Война не была еще понята как катастрофа, в победу русских верили, ее ждали, впрочем, как и социальных перемен, в которых была бы пересоздана европейская душа. Уходящий на фронт Костя не знал еще, какое его ждет разочарование, ибо Марк Криницкий не сразу понял, что надежды могут рухнуть. Война постепенно вскрывала неспособность страны воевать, страдать, быть сильной в годы испытаний…
В начале войны Костя с пафосом говорил Федору о смысле войны, и это были мысли самого Марка Криницкого: «Ты не можешь дать хороших общественно-политических учреждений обезьянам острова Явы. Понимаешь? Мы не можем мечтать ни о красоте, ни о разумности нашего общественного быта, пока не сделается разумен и красив единичный носитель и устроитель этого быта, каждый отдельный человек. Ты скажешь: средний человек пошл, человечество в общей своей массе посредственно. Ты никогда не сделаешь всех “утонченными”. Утонченность ― для единиц, для тех, в ком горит дух творчества. Но я не могу, я не хочу принять этого взгляда. Я считаю его оскорбительным для самой моей внутренней человеческой сущности. Я не согласен, что пошлость есть естественное состояние человечества в его массах. Пошлость, мещанство, бюргерство есть извращение нашей природы, за которое нам мстит эта же самая природа. Природа хочет, чтобы изменился человек, и потому побуждает его к самоистреблению. Такой, каков он есть сейчас, он не должен, не может существовать. Вот, по-моему, каков смысл войны, тем более такой войны, как настоящая. Почем знать, может быть, именно благодаря этой войне наступит, наконец, момент, когда на смену форм случайного, принудительного быта человеческая личность создаст формы быта просветленного, внутренне разумного и свободного» [90].

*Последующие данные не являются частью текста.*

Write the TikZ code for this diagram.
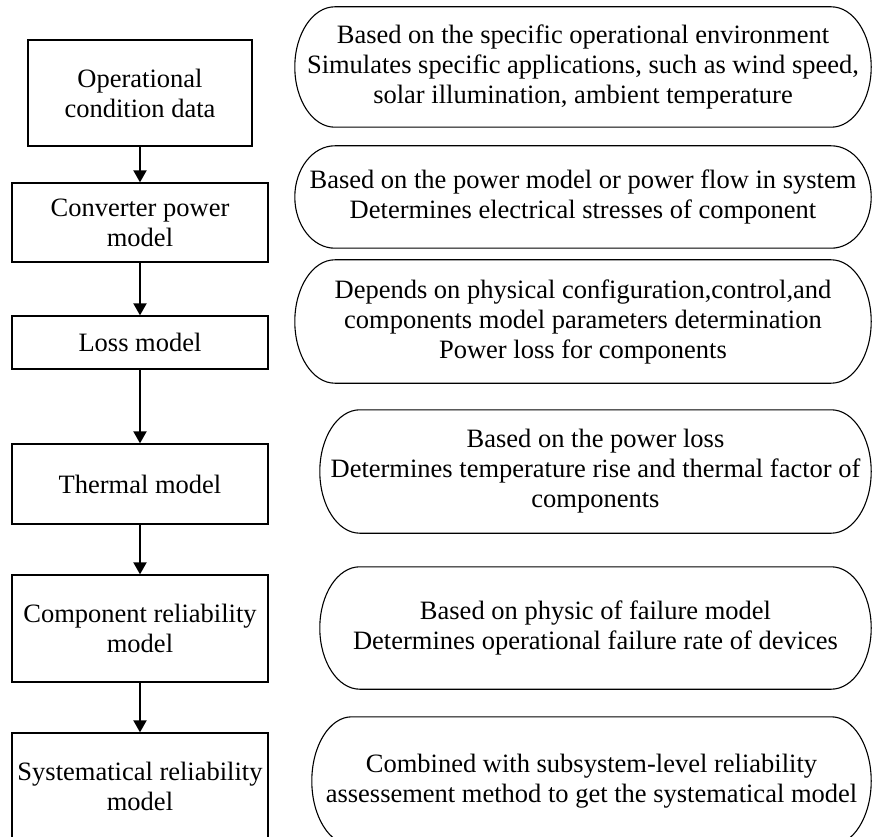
\documentclass[tikz,border=0pt]{standalone}
\usepackage{fontspec}
\setmainfont{Liberation Serif}
\usetikzlibrary{arrows.meta,calc}

\tikzset{
  stepbox/.style={draw, line width=1.3pt, rectangle, inner sep=0pt, align=center,
    minimum width=256pt, font=\fontsize{26.5}{30}\selectfont},
  note/.style={inner sep=0pt, align=center, font=\fontsize{26.5}{30}\selectfont},
  stadiumline/.style={draw, line width=1.1pt},
  flow/.style={line width=2pt, -{Triangle[length=12pt,width=13pt]}}
}

\begin{document}
\begin{tikzpicture}[x=1pt,y=1pt]
  \useasboundingbox (0,0) rectangle (873,-837);
  \clip (0,0) rectangle (873,-837);

  % processing chain on the left
  \node[stepbox, minimum width=224pt, minimum height=106pt] (b1) at (140,-93)
    {Operational\\condition data};
  \node[stepbox, minimum height=79pt] (b2) at (140,-222.5)
    {Converter power\\model};
  \node[stepbox, minimum height=53pt] (b3) at (140,-342.5)
    {Loss model};
  \node[stepbox, minimum height=80pt] (b4) at (140,-484)
    {Thermal model};
  \node[stepbox, minimum height=107pt] (b5) at (140,-628.5)
    {Component reliability\\model};
  \node[stepbox, minimum height=107pt] (b6) at (140,-786.5)
    {Systematical reliability\\model};

  \draw[flow] (b1.south) -- (b2.north);
  \draw[flow] (b2.south) -- (b3.north);
  \draw[flow] (b3.south) -- (b4.north);
  \draw[flow] (b4.south) -- (b5.north);
  \draw[flow] (b5.south) -- (b6.north);

  % explanatory notes on the right
  \node[note, minimum width=576pt, minimum height=120pt] (d1) at (583,-67)
    {Based on the specific operational environment\\
     Simulates specific applications, such as wind speed,\\
     solar illumination, ambient temperature};
  \node[note, minimum width=576pt, minimum height=102pt] (d2) at (583,-197)
    {Based on the power model or power flow in system\\
     Determines electrical stresses of component};
  \node[note, minimum width=576pt, minimum height=123pt] (d3) at (583,-321.5)
    {Depends on physical configuration,control,and\\
     components model parameters determination\\
     Power loss for components};
  \node[note, minimum width=551pt, minimum height=123pt] (d4) at (595.5,-471.5)
    {Based on the power loss\\
     Determines temperature rise and thermal factor of\\
     components};
  \node[note, minimum width=551pt, minimum height=122pt] (d5) at (595.5,-628)
    {Based on physic of failure model\\
     Determines operational failure rate of devices};
  \node[note, minimum width=559pt, minimum height=128pt] (d6) at (591.5,-781)
    {Combined with subsystem-level reliability\\
     assessement method to get the systematical model};

  % outlines with elliptical ends around the notes
  \foreach \s in {d1,d2,d3,d4,d5,d6}{
    \draw[stadiumline] let \p1=(\s.north west), \p2=(\s.south east),
        \n1={(\y1-\y2)/2} in
      (\x1+40pt,\y1) -- (\x2-40pt,\y1)
      arc[start angle=90, end angle=-90, x radius=40pt, y radius=\n1]
      -- (\x1+40pt,\y2)
      arc[start angle=270, end angle=90, x radius=40pt, y radius=\n1] -- cycle;
  }
\end{tikzpicture}
\end{document}
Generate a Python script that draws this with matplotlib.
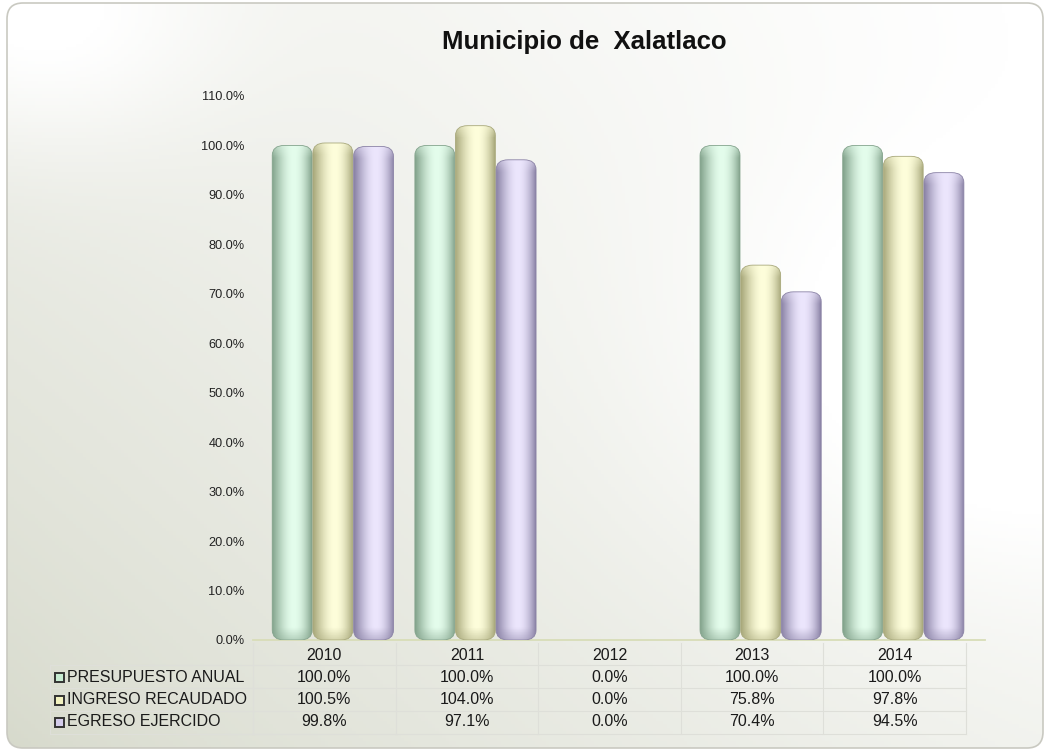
import numpy as np
import matplotlib
matplotlib.use("Agg")
import matplotlib.pyplot as plt
from matplotlib import transforms
from matplotlib.patches import FancyBboxPatch, Rectangle
from matplotlib.colors import to_rgb

plt.rcParams["font.family"] = ["Liberation Sans", "DejaVu Sans"]

# data
years = ["2010", "2011", "2012", "2013", "2014"]
series_names = ["PRESUPUESTO ANUAL", "INGRESO RECAUDADO", "EGRESO EJERCIDO"]
presupuesto = [100.0, 100.0, 0.0, 100.0, 100.0]
ingreso = [100.5, 104.0, 0.0, 75.8, 97.8]
egreso = [99.8, 97.1, 0.0, 70.4, 94.5]
yticks = list(range(0, 111, 10))

# (dark edge, light highlight, key colour)
palettes = [
    ("#84a48d", "#e4fdec", "#c8ecd3"),
    ("#a9a97c", "#fefedb", "#f3f3c1"),
    ("#8b83a6", "#ece6fd", "#d4cceb"),
]

W, H = 1050, 752
fig = plt.figure(figsize=(W / 100, H / 100), dpi=100)


def fx(px):
    return px / W


def fy(py):
    return 1 - py / H


# background with gradient inside a rounded frame
bg = fig.add_axes([0, 0, 1, 1], zorder=-10)
bg.set_axis_off()
gx, gy = np.meshgrid(np.linspace(0, 1, 300), np.linspace(0, 1, 220))
t = 0.55 * gx + 0.45 * (1 - gy)
t += 0.6 * np.exp(-((gx - 0.02) ** 2 + (gy - 0.02) ** 2) / 0.03)
t += 0.5 * np.exp(-((gx - 0.95) ** 2 + (gy - 0.5) ** 2) / 0.08)
t = np.clip(t, 0, 1) ** 0.7
base = np.array(to_rgb("#d6d9cb"))
img = base + (1 - base) * t[..., None]
bg.set_xlim(0, W)
bg.set_ylim(H, 0)
frame = FancyBboxPatch((7, 3), W - 14, H - 7, boxstyle="round,pad=0,rounding_size=16",
                       facecolor="none", edgecolor="#c9c9c1", lw=1.2)
bg.add_patch(frame)
im = bg.imshow(img, extent=(7, W - 7, H - 4, 3), aspect="auto")
im.set_clip_path(frame)

# plot area
x0, x1 = 253, 966
y0, y1 = 640, 96
ax = fig.add_axes([fx(x0), fy(y0), fx(x1) - fx(x0), fy(y1) - fy(y0)])
ax.patch.set_alpha(0)
for s in ax.spines.values():
    s.set_visible(False)

xs = np.arange(len(years))
bw = 0.28
step = 0.285
shift = 0.06
px_per_x = (x1 - x0) / len(years)
px_per_y = (y0 - y1) / 110.0
rx = 12 / px_per_x
ry = 10 / px_per_y


def shade(h, dark, light):
    dark = np.array(to_rgb(dark))
    light = np.array(to_rgb(light))
    u = np.linspace(0, 1, 60)
    f = np.sin(np.pi * u ** 1.15) ** 0.9
    hp = h * px_per_y
    rows = np.linspace(0, hp, 300)  # distance from top in px
    cap = np.clip(1 - rows / 12, 0, 1) * 0.45
    bot = np.clip(1 - (hp - rows) / 12, 0, 1) * 0.45
    ff = f[None, :] * (1 - bot[:, None]) + cap[:, None] * (1 - f[None, :])
    ff = np.clip(ff, 0, 1)
    return dark + (light - dark) * ff[..., None]


for k, vals in enumerate([presupuesto, ingreso, egreso]):
    dark, light, key = palettes[k]
    bars = ax.bar(xs + shift + (k - 1) * step, vals, bw, color=key)
    for rect in bars:
        rect.set_visible(False)
        h = rect.get_height()
        if h <= 0:
            continue
        bx, bwid = rect.get_x(), rect.get_width()
        patch = FancyBboxPatch((bx, 0), bwid, h,
                               boxstyle=f"round,pad=0,rounding_size={rx}",
                               mutation_aspect=ry / rx,
                               facecolor="none", edgecolor=dark, lw=0.6, zorder=3)
        ax.add_patch(patch)
        gim = ax.imshow(shade(h, dark, light), extent=(bx, bx + bwid, 0, h),
                        aspect="auto", zorder=2, origin="upper")
        gim.set_clip_path(patch)

ax.set_xlim(-0.5, len(years) - 0.5)
ax.set_ylim(0, 110)
ax.set_yticks(yticks)
ax.yaxis.set_major_formatter(lambda v, p: f"{v:.1f}%")
ax.tick_params(axis="y", length=0, pad=6, labelsize=9.2, labelcolor="#222222")
ax.set_xticks([])

# baseline
ax.plot([0, (985 - x0) / (x1 - x0)], [0, 0], transform=ax.transAxes,
        color="#d8ddb8", lw=1.3, clip_on=False, zorder=1)

# data table
tr = transforms.blended_transform_factory(ax.transData, fig.transFigure)
grid_c = "#dedfd9"
row_lines = [665, 688, 711, 734]
row_centers = [677, 700, 722]
for py in row_lines:
    fig.add_artist(plt.Line2D([fx(50), fx(x1)], [fy(py), fy(py)], color=grid_c, lw=0.8))
for i in range(len(years) + 1):
    ax.plot([i - 0.5, i - 0.5], [fy(643), fy(734)], transform=tr, color=grid_c,
            lw=0.8, clip_on=False)
fig.add_artist(plt.Line2D([fx(50), fx(50)], [fy(665), fy(734)], color=grid_c, lw=0.8))

fs = 11.5
for i, yr in enumerate(years):
    ax.text(i, fy(655), yr, transform=tr, ha="center", va="center", fontsize=fs,
            color="#1a1a1a")
for k, vals in enumerate([presupuesto, ingreso, egreso]):
    for i, v in enumerate(vals):
        ax.text(i, fy(row_centers[k]), f"{v:.1f}%", transform=tr, ha="center",
                va="center", fontsize=fs, color="#1a1a1a")
    fig.add_artist(Rectangle((fx(55), fy(row_centers[k] + 4.5)), fx(9), 9 / H,
                             facecolor=palettes[k][2], edgecolor="#333333", lw=1.4))
    fig.text(fx(67), fy(row_centers[k]), series_names[k], ha="left", va="center",
             fontsize=fs, color="#1a1a1a")

fig.text(fx(584), fy(42), "Municipio de  Xalatlaco", ha="center", va="center",
         fontsize=18.5, fontweight="bold", color="#111111")

fig.savefig("out.png", dpi=100)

В романе «Час настал» (1915) Федор Игнатов ― персонаж не главный, он встроен в сюжет как оппонент Кости, но оппонент в целом принимающий логику перемен, о которой все время говорил Костя. Федор ― скептик, рационалист, не склонный к пафосным решениям своей судьбы.
По мере того как развивались события Мировой войны, по мере того как менялось общественное настроение, на первый план выходил скептик, рационалист, который обнаруживал, что вера модернистов подорвана самой реальностью ― не книжной, а грубой, телесной, военной, тыловой, подорвана бессмысленностью войны, которая становилась похожей на мировую мясорубку ― без каких-либо надежд на духовные перемены.
Костя в романе «Прапорщик Игнатов» погибает почти сразу, и вместе с ним погибает вера в преображение человечества, Федор сходит с ума только в самом конце романа, ― так обнажается тупик в драматической коллизии существования модернизма в условиях мировой войны.
Василий Розанов говорил в начале войны, что оружие взял в руки «народ-богоносец»; но он же опроверг себя, выразив презрение в 1918 году к «подлому народу», свергнувшему царя; Николай Бердяев убедил себя в начале войны, что общество хочет измениться, но он же был вынужден сказать самому себе о предательстве русским народом своих идеалов, Марк Криницкий в романе «Час настал» писал о необходимости новой человеческой личности, преобразующей мир, но его главный герой в романе «Прапорщик Игнатов» не справился с разочарованием и душевно заболел…
Модернизм русского Возрождения умирал, не выдержав схватки с некнижной реальностью мировой войны.
Однако зерно, упавшее в землю, непременно прорастает в новую жизнь, ибо не может умереть дух личности, бессмертный дух, ищущий метафизическое начало и оправдание жизни вопреки тоске и пессимизму.